Write out again exactly the lines from the one containing "Generate a Python" through the one containing "plt.rcParams['font.family'] = ['Liberation", both included, and omit the pictures.

_ _ _ _ _

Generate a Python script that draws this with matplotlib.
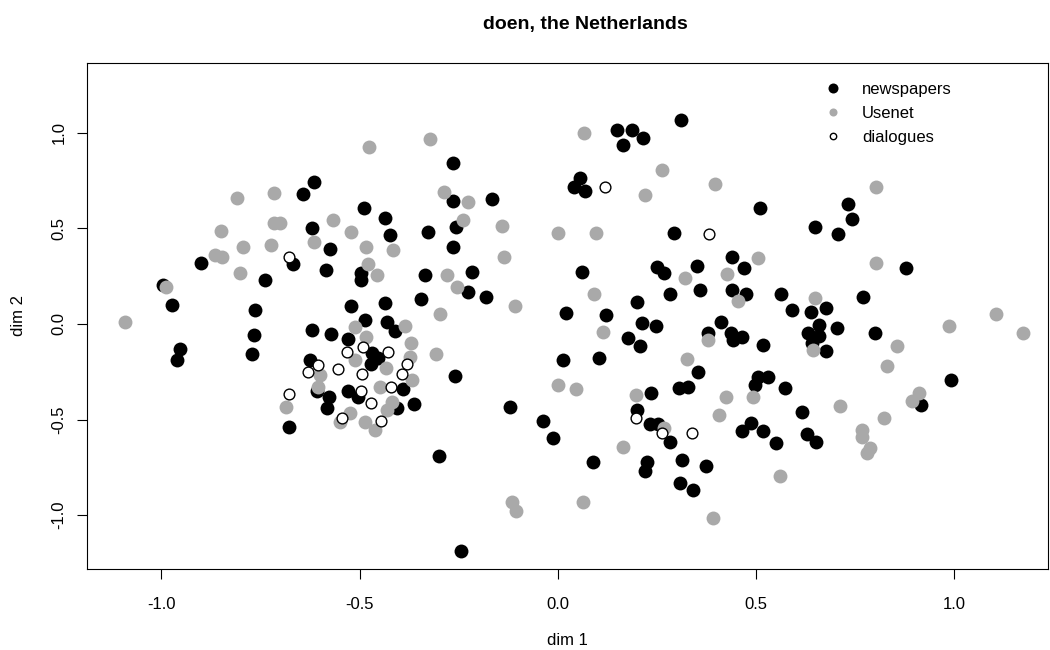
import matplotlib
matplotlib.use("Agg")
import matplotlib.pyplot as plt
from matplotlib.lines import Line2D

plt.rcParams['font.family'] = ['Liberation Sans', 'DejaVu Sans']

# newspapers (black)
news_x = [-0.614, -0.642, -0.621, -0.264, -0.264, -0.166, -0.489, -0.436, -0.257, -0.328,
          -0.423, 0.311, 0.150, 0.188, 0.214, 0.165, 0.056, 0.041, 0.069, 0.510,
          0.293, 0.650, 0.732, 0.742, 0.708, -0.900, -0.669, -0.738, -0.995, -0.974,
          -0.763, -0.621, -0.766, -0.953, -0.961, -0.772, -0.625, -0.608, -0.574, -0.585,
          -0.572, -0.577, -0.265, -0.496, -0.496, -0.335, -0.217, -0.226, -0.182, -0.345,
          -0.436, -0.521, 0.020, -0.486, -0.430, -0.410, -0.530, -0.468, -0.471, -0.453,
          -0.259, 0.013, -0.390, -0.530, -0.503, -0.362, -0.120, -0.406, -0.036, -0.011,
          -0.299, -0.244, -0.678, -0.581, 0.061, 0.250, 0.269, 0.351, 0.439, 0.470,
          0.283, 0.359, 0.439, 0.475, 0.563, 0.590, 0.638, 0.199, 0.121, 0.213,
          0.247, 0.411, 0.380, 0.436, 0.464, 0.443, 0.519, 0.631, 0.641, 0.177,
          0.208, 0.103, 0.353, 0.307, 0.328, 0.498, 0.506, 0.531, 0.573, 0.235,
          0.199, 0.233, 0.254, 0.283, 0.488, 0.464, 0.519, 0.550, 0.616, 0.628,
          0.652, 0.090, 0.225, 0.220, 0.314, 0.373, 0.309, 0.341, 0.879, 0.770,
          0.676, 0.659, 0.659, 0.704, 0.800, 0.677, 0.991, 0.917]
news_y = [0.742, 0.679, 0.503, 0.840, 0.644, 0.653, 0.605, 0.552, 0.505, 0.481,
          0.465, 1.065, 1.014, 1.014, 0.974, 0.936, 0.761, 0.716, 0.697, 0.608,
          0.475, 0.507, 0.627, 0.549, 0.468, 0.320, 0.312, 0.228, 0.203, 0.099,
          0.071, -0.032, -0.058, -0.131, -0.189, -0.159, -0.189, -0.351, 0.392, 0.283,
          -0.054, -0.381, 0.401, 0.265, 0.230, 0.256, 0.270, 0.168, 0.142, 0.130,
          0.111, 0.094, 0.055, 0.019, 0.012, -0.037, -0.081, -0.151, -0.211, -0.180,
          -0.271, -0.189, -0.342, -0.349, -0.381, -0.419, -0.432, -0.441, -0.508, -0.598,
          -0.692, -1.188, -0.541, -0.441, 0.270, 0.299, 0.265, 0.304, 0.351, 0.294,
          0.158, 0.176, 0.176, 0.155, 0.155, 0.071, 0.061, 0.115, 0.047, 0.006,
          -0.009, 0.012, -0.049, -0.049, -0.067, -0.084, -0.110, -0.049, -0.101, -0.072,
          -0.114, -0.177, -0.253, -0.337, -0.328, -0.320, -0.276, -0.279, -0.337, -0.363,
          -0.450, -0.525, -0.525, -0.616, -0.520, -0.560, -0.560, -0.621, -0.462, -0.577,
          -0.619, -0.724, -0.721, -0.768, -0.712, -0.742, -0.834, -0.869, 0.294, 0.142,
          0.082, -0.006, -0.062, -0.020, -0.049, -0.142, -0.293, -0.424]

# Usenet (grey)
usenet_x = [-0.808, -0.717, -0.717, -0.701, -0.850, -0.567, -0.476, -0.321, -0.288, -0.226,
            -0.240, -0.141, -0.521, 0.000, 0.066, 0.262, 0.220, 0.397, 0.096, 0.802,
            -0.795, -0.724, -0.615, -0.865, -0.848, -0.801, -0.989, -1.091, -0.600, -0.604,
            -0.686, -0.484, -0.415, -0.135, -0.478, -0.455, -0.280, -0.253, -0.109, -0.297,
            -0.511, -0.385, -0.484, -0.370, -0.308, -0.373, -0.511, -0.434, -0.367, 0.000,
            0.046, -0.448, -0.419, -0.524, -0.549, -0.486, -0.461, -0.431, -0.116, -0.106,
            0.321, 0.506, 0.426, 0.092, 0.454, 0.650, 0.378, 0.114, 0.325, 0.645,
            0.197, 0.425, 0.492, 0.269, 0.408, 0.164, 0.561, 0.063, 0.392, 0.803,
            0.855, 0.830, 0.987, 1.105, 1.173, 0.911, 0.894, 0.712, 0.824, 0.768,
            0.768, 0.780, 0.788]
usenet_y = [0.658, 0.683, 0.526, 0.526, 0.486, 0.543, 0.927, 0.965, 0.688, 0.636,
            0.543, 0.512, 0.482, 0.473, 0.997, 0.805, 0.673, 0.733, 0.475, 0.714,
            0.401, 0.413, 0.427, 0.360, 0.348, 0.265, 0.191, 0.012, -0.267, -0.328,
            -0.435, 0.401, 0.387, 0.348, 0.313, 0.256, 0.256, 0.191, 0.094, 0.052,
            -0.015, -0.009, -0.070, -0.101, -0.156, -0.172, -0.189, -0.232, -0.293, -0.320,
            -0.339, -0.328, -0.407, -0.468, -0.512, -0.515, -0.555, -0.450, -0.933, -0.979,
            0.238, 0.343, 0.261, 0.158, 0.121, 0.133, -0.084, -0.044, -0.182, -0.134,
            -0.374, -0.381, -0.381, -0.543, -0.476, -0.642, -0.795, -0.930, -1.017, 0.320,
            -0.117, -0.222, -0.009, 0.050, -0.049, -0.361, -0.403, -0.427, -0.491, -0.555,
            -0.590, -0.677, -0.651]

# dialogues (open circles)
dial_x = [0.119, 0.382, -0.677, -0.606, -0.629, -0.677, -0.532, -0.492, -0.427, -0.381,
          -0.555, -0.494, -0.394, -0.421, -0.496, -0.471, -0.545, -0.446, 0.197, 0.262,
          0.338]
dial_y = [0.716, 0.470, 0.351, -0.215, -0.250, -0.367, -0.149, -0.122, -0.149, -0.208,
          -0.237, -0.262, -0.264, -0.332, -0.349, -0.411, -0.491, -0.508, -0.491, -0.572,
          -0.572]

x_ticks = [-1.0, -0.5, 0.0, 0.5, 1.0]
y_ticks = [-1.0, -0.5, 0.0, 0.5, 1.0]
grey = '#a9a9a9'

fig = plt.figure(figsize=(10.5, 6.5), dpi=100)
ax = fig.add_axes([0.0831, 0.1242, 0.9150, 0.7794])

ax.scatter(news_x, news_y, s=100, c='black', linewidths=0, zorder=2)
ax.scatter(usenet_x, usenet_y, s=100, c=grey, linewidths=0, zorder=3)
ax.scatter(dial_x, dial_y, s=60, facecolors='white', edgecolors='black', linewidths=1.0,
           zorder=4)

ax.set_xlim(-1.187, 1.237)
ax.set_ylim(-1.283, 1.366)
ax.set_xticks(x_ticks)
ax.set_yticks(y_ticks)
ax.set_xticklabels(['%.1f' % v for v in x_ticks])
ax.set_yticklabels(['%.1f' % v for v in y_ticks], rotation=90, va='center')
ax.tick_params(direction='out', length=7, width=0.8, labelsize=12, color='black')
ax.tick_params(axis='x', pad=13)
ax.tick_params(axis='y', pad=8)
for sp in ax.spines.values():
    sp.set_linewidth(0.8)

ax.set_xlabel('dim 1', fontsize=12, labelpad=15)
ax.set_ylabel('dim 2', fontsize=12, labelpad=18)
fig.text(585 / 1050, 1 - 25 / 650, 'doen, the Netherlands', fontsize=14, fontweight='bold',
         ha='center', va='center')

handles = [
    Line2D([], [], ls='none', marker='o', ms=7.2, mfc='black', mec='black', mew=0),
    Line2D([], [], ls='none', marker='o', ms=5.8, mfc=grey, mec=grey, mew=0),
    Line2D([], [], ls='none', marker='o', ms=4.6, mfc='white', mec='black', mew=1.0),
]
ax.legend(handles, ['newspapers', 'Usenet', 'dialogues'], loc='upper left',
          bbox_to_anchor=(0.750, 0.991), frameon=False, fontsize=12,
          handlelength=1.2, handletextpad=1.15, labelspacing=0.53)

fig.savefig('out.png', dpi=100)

_ _ _ _ _

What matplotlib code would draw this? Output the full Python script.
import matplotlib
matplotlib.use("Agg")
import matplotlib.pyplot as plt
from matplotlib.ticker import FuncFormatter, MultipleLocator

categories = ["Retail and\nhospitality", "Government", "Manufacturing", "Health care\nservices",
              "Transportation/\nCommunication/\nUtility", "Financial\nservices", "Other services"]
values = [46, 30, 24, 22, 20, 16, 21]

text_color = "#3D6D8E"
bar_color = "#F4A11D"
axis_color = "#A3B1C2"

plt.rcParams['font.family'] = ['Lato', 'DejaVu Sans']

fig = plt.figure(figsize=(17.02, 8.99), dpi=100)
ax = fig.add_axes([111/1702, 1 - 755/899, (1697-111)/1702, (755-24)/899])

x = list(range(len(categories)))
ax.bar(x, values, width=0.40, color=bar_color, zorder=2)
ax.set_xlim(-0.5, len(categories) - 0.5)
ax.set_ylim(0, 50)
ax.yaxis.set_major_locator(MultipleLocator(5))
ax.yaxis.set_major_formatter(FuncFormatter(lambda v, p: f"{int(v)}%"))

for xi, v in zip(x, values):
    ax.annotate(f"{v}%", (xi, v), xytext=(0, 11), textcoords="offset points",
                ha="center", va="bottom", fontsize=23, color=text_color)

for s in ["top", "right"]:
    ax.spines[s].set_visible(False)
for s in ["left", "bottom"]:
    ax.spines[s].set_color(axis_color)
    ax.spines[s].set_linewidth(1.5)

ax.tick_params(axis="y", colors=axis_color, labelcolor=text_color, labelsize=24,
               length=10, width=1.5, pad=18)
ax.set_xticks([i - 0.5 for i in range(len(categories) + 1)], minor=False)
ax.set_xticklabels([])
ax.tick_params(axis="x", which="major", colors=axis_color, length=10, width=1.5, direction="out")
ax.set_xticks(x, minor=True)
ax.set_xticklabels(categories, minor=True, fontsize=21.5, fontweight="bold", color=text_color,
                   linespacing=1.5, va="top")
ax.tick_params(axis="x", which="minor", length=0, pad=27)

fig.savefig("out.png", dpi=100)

_ _ _ _ _

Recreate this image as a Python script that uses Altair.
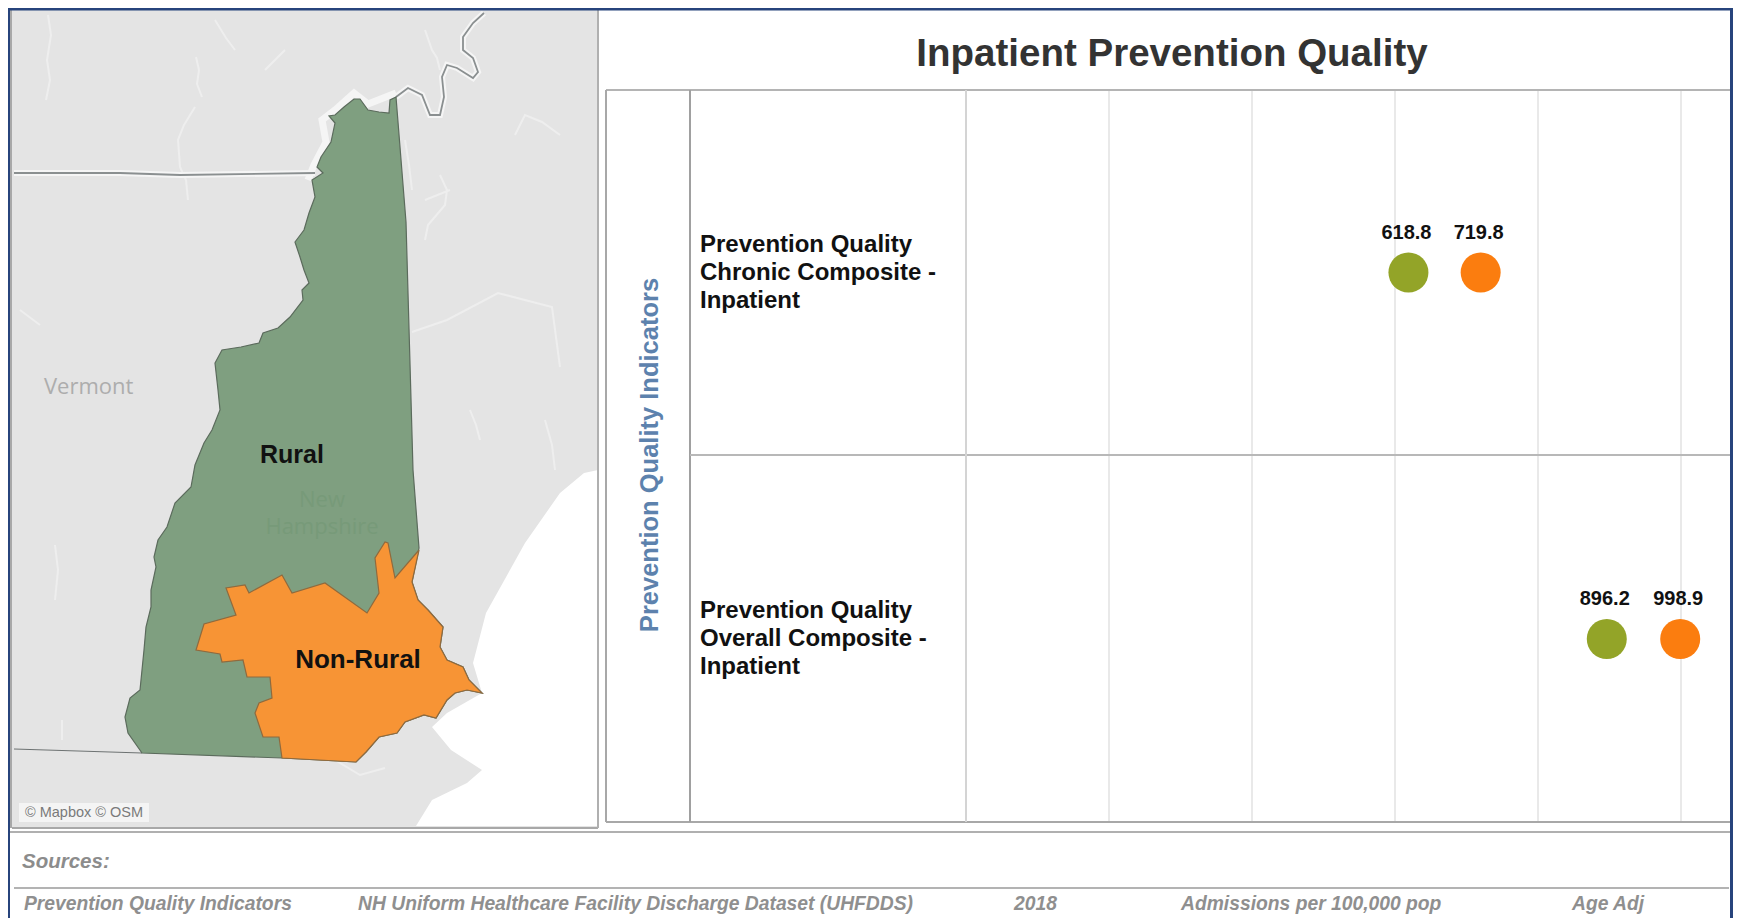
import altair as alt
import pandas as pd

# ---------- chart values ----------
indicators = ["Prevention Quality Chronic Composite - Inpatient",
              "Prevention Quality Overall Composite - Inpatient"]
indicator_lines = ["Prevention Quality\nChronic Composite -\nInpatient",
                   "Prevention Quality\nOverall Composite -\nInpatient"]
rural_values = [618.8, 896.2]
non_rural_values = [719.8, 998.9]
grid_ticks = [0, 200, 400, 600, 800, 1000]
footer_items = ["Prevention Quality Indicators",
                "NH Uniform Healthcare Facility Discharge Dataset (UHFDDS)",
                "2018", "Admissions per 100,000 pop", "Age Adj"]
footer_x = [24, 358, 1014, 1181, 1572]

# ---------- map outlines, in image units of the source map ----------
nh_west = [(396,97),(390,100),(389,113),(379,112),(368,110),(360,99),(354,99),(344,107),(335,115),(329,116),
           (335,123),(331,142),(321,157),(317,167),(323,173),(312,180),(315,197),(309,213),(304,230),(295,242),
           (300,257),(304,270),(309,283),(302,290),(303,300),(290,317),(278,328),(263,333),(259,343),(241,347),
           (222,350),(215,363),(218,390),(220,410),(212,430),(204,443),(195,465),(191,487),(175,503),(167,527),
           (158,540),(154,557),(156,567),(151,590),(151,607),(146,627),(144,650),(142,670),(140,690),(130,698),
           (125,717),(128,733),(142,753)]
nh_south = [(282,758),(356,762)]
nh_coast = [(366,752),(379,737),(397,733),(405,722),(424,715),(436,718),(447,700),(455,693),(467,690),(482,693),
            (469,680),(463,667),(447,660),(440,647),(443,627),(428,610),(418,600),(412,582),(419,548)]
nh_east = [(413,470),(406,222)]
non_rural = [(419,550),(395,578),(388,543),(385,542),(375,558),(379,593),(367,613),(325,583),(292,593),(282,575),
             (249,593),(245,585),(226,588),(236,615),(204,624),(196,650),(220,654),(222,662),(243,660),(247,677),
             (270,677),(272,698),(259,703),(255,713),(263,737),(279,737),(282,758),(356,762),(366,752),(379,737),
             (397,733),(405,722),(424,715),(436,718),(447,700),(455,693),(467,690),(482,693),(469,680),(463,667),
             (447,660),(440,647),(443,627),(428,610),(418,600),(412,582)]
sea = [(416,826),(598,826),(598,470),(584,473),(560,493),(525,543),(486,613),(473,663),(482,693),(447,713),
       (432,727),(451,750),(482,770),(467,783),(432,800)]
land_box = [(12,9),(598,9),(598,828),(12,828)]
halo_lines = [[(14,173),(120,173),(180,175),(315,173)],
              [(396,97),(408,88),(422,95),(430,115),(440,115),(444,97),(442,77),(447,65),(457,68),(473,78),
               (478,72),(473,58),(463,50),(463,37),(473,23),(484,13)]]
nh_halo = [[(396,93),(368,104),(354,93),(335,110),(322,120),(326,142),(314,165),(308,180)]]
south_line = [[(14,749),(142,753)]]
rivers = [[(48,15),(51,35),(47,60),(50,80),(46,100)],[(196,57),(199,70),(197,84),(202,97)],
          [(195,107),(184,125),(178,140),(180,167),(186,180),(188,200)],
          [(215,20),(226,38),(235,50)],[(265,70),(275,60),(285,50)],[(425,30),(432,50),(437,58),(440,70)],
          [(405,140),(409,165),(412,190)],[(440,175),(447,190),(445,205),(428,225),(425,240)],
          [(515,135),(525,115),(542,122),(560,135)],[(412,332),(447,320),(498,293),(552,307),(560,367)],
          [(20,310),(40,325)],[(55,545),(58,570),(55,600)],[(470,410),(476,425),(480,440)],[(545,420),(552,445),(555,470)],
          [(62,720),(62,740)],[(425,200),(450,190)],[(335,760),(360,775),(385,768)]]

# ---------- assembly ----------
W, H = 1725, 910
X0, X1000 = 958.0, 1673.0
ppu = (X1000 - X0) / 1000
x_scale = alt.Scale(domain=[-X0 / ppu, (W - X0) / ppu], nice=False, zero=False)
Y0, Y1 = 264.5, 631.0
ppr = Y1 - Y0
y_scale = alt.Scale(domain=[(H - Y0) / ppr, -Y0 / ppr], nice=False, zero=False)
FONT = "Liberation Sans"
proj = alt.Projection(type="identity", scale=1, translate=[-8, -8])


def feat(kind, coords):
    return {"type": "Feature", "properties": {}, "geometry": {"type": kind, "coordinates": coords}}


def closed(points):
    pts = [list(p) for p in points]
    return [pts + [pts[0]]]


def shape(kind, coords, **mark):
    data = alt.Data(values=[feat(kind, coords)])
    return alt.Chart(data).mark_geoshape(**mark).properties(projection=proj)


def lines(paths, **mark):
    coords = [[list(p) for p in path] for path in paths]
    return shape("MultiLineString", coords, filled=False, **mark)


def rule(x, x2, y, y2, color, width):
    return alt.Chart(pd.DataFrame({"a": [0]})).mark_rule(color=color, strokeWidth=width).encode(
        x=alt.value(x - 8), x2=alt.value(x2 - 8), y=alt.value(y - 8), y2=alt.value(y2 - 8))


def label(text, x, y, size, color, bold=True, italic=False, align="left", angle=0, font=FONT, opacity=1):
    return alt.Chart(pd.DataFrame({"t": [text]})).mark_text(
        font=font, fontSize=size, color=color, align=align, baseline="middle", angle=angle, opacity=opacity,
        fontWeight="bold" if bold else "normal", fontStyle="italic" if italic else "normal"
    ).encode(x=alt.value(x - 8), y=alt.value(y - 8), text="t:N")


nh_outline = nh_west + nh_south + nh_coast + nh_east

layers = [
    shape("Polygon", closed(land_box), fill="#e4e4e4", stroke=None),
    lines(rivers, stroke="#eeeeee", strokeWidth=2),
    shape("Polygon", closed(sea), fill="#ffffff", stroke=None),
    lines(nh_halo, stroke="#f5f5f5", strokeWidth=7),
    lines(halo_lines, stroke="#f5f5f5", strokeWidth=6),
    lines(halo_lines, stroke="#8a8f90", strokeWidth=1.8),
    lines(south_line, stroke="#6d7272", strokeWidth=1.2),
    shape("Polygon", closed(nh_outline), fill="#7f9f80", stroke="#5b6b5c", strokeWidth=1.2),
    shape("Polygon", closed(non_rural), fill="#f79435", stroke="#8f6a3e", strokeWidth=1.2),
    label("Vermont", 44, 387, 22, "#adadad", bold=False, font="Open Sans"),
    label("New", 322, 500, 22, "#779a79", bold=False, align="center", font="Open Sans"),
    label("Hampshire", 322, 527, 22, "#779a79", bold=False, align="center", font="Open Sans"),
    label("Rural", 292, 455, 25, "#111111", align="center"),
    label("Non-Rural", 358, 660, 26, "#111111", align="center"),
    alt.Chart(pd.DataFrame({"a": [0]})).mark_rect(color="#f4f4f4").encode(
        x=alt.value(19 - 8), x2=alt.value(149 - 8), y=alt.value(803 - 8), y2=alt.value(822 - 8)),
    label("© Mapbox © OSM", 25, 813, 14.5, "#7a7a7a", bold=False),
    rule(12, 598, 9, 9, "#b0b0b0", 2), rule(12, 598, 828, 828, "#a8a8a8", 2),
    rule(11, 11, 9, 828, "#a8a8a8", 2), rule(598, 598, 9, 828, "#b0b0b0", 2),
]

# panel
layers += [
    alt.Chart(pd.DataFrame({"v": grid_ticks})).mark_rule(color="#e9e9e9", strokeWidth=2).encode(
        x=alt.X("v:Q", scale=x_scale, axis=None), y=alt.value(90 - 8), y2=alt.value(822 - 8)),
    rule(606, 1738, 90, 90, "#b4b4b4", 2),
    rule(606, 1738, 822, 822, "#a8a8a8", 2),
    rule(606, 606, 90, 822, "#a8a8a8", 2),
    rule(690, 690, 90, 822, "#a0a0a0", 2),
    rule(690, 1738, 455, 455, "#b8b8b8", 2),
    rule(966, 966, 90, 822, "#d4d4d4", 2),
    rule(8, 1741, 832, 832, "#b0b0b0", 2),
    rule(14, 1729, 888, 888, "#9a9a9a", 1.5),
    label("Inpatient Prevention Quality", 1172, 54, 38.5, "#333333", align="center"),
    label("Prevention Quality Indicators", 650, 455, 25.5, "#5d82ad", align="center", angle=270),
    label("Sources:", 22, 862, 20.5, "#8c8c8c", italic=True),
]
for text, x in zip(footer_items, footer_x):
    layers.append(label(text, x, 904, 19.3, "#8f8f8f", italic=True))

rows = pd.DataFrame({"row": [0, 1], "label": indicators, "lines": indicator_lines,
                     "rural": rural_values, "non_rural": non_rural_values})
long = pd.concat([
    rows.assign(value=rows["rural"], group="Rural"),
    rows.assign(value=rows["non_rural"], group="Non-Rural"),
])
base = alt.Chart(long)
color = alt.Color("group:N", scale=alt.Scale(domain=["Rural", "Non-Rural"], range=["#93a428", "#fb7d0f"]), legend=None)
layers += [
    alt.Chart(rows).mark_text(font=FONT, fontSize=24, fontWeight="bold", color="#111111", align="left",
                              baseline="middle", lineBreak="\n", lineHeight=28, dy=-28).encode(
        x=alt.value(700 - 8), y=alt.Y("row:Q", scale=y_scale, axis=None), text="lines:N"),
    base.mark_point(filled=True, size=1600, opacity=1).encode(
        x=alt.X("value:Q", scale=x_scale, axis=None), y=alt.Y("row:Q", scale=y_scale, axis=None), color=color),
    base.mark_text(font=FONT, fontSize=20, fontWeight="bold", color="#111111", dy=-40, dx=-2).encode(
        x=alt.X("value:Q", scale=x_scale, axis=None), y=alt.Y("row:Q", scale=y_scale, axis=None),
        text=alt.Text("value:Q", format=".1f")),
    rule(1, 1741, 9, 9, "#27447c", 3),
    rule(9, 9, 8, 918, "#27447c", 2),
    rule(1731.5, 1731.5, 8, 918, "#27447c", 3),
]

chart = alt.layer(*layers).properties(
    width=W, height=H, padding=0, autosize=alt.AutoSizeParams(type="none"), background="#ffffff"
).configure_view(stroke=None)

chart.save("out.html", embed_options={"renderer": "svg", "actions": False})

_ _ _ _ _

- ANSWER FOR THIS EXERCISE:
Generate a Python script that draws this with matplotlib.
import matplotlib
matplotlib.use("Agg")
import matplotlib.pyplot as plt
from matplotlib.lines import Line2D

plt.rcParams['font.family'] = ['Liberation Sans', 'DejaVu Sans']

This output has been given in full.